Lucy Lillicrap at AFEX meanwhile sees scope for a sustained break lower in the longer-term:

"Whilst some support is emerging toward the psychological 1.5000 level recent GBP price action here is starting to look top- forming with a downside resolution from the past few weeks range considered increasingly likely going forwards."

However, Lillicrap cautions that given that the previous April-June rebound appears corrective itself Sterling weakness may well continue during Q4 as sufficient compression already exists to breach 1.5000 and target support in 1.4800 area.

"A break of the latter would then target this year’s low at 1.4550 next. To reduce downside risk values must reasonably swiftly rally back above at least 1.5650 instead," says Lillicrap.

The British Pound Hurt by PMI Data, Political Risk

Sterling is under pressure against most majors - "sterling’s rough patch continues as the post-payrolls dovish Fed re-pricing has negatively spilled over into BoE rate hike expectations," says Chris Turner at ING in London.

The GBP has been hit by fresh indications that the UK economy is slowing down somewhat. The Markit / CIPS Services PMI reading for September read at 53.3, down from 55.6 in the previous month. Analysts had forecast the index to rise to 56.0. This clearly represents a big miss for currency traders who had priced the GBP to EUR exchange rate for a better figure.

Turner says the recent wave of GBP selling has been driven by the widening gap between the expected timing of the first Fed and BoE rate hike (ie, moves at the very short-end of the curve), rather than a material deterioration in the UK economic outlook.

ING believe political risk is also playing a role in keeping the British pound exchange rate complex under pressure; this week’s annual Conservative Party conference may hint at a potential date for the EU referendum.

The pound to dollar conversion advanced in the wake of the disappointing US non-farm payroll numbers which surprised on the downside.

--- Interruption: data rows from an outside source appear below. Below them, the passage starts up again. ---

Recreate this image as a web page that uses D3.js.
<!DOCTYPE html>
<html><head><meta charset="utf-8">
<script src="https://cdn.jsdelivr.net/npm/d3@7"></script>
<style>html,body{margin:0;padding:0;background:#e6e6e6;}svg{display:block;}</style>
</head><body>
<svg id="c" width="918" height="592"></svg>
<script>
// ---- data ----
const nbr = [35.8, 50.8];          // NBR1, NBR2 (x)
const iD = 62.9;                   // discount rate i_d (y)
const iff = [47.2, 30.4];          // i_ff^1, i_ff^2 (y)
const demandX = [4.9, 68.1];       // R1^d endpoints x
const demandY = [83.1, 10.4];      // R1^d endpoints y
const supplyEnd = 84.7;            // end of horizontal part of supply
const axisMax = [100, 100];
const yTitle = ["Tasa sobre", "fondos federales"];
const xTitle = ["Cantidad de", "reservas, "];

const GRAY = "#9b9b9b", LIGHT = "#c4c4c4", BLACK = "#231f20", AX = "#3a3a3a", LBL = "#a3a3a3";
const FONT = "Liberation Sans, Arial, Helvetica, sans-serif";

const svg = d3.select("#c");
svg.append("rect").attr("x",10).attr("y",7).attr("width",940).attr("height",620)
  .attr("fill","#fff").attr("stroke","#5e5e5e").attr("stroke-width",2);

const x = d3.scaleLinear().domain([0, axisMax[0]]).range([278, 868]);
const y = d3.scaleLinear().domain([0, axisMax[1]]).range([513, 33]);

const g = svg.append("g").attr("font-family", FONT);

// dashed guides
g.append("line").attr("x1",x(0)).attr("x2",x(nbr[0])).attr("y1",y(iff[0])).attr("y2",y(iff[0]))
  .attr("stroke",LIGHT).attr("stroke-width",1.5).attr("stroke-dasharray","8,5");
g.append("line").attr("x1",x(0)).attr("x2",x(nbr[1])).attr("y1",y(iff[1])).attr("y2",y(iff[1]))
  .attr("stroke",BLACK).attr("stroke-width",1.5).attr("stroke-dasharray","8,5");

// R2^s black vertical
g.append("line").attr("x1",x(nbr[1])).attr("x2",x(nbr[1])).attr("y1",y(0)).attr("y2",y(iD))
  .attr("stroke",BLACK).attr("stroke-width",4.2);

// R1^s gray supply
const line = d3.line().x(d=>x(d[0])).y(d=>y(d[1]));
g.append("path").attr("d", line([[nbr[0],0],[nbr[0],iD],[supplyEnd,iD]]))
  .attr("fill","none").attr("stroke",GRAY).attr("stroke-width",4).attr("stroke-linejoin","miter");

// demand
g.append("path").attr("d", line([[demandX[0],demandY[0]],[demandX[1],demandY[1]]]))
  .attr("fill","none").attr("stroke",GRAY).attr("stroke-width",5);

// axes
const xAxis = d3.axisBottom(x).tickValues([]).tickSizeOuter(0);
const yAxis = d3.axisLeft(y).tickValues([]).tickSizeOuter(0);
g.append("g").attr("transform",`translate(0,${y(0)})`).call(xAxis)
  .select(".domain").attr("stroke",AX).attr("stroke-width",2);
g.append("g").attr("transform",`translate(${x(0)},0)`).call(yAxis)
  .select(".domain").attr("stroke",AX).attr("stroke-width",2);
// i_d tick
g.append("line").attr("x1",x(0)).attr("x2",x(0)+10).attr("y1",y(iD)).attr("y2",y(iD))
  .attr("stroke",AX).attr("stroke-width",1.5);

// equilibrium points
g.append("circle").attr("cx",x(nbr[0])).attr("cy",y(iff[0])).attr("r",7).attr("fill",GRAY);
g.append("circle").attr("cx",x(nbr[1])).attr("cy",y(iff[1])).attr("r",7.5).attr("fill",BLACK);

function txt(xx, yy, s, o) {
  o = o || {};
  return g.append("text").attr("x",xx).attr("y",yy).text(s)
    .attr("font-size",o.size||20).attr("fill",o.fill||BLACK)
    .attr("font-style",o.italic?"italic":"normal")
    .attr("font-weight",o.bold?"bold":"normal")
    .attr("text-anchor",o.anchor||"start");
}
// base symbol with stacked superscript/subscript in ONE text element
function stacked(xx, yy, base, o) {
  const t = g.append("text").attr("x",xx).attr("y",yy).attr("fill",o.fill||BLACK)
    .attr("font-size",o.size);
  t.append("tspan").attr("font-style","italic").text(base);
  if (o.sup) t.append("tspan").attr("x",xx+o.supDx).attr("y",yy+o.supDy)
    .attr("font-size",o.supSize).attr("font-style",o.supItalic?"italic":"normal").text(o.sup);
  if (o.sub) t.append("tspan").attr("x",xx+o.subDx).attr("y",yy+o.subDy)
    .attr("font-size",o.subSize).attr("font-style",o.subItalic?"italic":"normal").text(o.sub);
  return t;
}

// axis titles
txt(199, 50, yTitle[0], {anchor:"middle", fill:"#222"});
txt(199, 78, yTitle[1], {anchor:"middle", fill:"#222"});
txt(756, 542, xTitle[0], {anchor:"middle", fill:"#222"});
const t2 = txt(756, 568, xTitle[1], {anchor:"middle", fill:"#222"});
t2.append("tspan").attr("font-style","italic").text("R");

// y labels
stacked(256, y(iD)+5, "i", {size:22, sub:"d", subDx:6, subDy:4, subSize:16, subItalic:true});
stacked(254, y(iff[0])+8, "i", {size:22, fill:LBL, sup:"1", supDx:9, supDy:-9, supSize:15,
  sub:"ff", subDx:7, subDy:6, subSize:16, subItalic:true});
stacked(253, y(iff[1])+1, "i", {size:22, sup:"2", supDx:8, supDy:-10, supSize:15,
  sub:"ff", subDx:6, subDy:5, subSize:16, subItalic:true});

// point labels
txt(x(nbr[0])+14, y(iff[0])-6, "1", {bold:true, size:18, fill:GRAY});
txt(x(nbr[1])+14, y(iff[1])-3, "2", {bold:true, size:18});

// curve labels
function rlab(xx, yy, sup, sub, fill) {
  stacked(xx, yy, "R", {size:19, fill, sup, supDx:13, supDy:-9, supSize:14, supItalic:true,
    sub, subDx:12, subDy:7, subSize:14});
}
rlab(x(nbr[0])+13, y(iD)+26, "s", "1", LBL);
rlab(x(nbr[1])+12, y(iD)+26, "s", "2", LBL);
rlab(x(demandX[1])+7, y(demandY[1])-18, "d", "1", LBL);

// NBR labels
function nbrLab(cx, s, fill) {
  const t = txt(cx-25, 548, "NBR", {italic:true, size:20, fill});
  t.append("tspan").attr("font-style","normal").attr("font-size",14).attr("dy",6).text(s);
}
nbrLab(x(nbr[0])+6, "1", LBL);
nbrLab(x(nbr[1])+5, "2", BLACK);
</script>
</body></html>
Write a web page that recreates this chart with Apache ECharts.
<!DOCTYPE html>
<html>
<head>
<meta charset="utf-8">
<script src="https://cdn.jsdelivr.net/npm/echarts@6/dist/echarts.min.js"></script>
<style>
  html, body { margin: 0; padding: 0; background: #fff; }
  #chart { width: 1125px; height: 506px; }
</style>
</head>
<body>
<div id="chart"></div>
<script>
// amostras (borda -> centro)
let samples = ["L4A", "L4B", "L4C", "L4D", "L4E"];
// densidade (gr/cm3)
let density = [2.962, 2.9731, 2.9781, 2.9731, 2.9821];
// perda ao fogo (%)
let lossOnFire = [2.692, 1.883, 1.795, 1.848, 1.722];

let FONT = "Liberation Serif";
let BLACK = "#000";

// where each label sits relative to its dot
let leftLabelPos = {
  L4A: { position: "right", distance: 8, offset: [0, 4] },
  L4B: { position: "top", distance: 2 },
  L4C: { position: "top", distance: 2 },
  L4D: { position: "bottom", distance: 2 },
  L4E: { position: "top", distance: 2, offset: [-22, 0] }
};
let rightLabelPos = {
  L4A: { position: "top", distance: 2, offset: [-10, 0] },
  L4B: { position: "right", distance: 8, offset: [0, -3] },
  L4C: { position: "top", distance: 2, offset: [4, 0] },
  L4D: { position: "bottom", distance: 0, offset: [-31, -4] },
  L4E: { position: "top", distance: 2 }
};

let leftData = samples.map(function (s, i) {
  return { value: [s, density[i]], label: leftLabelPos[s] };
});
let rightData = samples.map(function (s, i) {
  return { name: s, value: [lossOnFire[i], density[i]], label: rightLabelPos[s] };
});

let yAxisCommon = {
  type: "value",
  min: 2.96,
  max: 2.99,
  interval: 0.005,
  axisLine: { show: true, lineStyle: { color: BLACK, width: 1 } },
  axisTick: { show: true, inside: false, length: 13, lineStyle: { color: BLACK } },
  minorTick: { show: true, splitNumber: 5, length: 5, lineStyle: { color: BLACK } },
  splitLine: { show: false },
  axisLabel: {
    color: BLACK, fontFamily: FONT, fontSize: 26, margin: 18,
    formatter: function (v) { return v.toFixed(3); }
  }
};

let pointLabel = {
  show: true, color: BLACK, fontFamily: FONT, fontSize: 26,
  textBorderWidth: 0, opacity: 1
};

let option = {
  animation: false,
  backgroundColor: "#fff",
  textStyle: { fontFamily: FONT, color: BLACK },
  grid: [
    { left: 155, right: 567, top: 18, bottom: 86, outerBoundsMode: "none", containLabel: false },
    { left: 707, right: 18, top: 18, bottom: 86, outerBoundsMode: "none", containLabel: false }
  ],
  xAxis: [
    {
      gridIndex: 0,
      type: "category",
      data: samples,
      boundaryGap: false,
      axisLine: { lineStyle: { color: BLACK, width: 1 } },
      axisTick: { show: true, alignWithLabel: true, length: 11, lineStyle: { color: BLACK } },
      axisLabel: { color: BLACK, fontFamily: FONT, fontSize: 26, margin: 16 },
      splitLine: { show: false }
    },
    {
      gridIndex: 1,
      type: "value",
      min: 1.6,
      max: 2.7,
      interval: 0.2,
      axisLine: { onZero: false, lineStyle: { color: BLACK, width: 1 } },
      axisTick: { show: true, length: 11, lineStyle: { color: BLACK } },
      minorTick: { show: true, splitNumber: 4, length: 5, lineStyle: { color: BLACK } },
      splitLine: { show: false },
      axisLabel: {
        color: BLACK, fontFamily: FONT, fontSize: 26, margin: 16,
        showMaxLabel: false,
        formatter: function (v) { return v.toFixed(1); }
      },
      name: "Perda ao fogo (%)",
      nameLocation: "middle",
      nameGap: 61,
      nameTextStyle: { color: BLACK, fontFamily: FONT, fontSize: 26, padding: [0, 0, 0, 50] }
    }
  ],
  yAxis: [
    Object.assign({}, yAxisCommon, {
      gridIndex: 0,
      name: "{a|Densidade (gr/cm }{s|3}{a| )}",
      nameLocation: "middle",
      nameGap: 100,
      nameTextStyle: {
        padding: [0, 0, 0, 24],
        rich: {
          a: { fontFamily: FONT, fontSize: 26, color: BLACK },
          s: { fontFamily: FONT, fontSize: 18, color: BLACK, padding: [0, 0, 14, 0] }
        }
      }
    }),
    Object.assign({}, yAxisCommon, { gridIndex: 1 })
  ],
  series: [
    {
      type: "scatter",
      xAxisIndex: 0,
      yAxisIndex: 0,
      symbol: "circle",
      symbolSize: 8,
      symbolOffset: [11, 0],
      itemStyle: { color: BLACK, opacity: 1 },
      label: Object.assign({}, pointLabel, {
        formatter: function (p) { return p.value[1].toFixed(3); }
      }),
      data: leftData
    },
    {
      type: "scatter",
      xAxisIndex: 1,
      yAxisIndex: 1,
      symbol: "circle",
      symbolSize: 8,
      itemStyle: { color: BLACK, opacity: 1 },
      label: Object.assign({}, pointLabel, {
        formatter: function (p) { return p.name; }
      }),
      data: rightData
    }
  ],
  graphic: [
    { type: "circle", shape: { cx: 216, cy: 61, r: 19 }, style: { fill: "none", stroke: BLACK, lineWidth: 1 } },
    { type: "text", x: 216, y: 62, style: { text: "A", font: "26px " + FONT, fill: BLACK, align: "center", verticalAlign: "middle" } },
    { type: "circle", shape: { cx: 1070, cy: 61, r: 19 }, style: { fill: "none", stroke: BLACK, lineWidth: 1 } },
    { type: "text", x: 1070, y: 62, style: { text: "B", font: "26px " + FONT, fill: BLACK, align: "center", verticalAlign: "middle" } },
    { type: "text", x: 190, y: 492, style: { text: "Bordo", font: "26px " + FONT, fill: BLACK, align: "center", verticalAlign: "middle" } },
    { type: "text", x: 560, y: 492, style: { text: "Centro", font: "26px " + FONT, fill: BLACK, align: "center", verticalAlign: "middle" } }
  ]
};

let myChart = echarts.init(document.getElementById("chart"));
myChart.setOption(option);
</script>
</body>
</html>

Data saw weak headline growth (+142k), the August revision came down 37k (versus average +40k August revision over the prior 15 years) and a flat MoM wage growth.

USD two year swap rates, which are important for short term dollar pricing, fell another 10bp to levels last seen in January.  The USD swap curve continues to flatten as the market postpones Fed tightening and also prices lower growth/inflation.